Reflections on Re-Entry: Time

I’ve been thinking a lot about time and what I do with mine since I’ve gotten back to Los Angeles because somehow, it’s the 8th of September, and I think someone stole my August. If you find a lost and wandering August, please return it to its grateful owner. Living life takes a lot of time. Basic survival and maintenance of a life could take the better part of, well, a person’s life!

On the road, I was focused, which is not usually a strength of mine.  I had a mission: to connect with friends.  And I went after it wholeheartedly whether I was exhausted or excited.  Back home, I have a lot of different duties and delights that tug at my attention.  And I’ve found that my mission has become subservient to my survival, but it is also that very mission that pulls me beyond survival into a life where I can thrive and pursue happiness.  So I’m wrestling with the ways I’ve been spending my time and trying to refocus for the month ahead.

One of the most time-consuming activities since I’ve returned is (go figure) earning income.  That takes a lot of time–8 hours a day for most. I’m a tutor, doing mostly SAT and ACT prep with high school juniors and seniors, creating bright and shiny futures in hour-and-a-half chunks. I tutor in students’ homes, so I must commute from residence to residence.  My days in August were pretty full with sessions, but now that students are back in school, I actually have my days free and tutor in the afternoons and evenings.  Up until this week, I was out and about each day, far from being tethered to a computer.  And I was out and about on the road, too, but I was on my mission, so I planned time during the day to email and blog (more on that later).

Now when I’m not out and about, I have to think of things like maintaining the space where I live, preparing food, working out, building a relationship with my new roommate, reconnecting with my friends, getting back into my regular activities, and finding time for fun adventures around town.  All of things which take me away from continuing my project.  Well, that and my new obsession thanks to Netflix and my former roommate: Friday Night Lights, which eats away at my days 43 minutes at a time.  Seriously though, people, such a great show.  I wish I’d had a coach.

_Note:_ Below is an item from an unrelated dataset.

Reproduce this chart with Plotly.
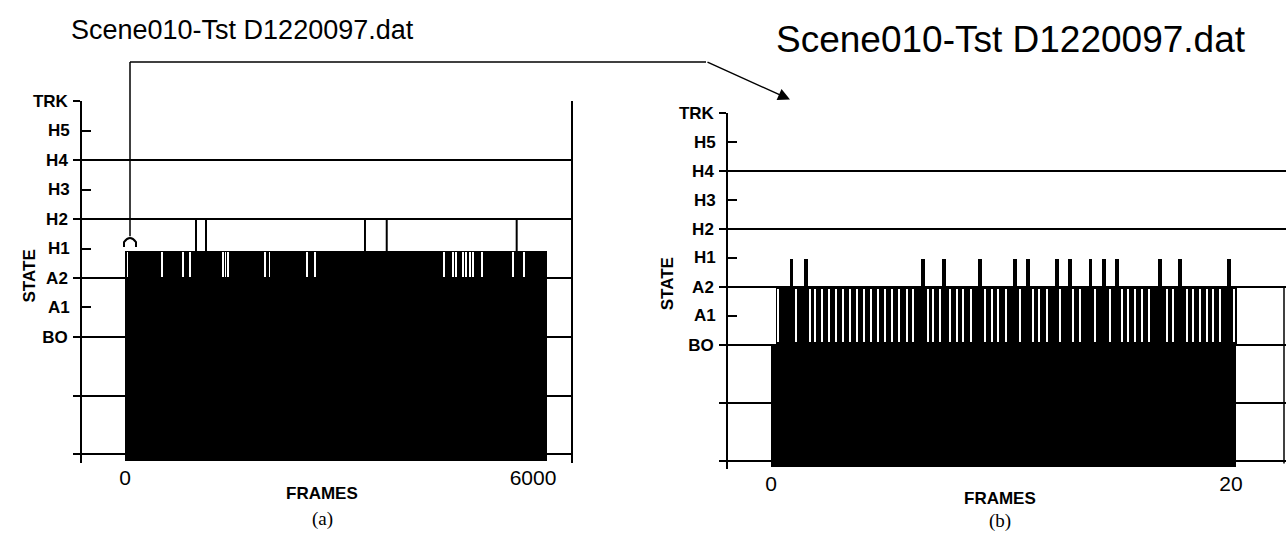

I’ve been back for about a month now, and in that first week, I dipped to quite an emotional low point, mainly because I went from extreme socialization with a few visits with old friends each and every day, to extreme isolation, only interacting with my roommate or a gas station attendant or a grocery store checkout clerk over the course of a few days.  So I quickly learned that I need to work socialization into the rhythm of my life.  But that takes time.

The time-consuming nature of life in a big city can often be an impediment to building relationships. And in this city where getting anywhere can be an ordeal due to 15 million people using the same 5 freeways, I might pass up an opportunity to socialize just so I don’t have to sit in traffic. Or, I’m only available to connect with certain friends when I’m in their part of town or vice versa.  Thankfully, with my job, I often find myself in different parts of town.  Spontaneity has all but evaporated from my life.  So when plans for last-minute (which really means between 3-6 hours in advance) get-togethers form, it adds an extra little thrill.

Do people in other parts of the country face these struggles, as well?  Is it just the nature of how busy and distracted and spread out all of our lives are, no matter where we live?  Does the struggle change if the city you’re in is bigger or smaller?  Or the size of your family?  I just have me to take care of–I can’t imagine the differences if I were cultivating a significant relationship or a little person or 2 or 3.

When I was on the road, I spent a lot of my time on the phone and on email setting up get-togethers, emailing a couple cities ahead, posting on Facebook and Twitter. When I wasn’t driving or sleeping or visiting, I was tethered to my computer (it’s later!). And usually I despise email with the fire of a thousand suns, but in this case, it was a means to a beautiful end, so I didn’t mind it one bit.  But it takes time to compose emails that aren’t copied and pasted. I don’t think I’ve returned a single solely-for-the-purpose-of-connecting email since I’ve been back. There are about 5 or 6 wonderfully thoughtful emails sent to me toward the end of my trip that I have yet to respond to. Because I don’t feel like I’ve had the time to gather the emotional wherewithal to compose the response that is warranted.

So I hope to re-focus, re-group, and reconnect over the course of the next month.  I’m putting myself into a routine (which I already broke on day 2, but hey, I’ve got day 3 tomorrow).  I will make time to blog, to email, to finally work out my expense from the trip, to plan for connecting with my LA friends and for a next leg on the road.  And I’ll work and cook and clean and exercise.  And I’ll connect.  And I’ll rest.  It’ll look different for a little while.  But in the end, it is time well spent.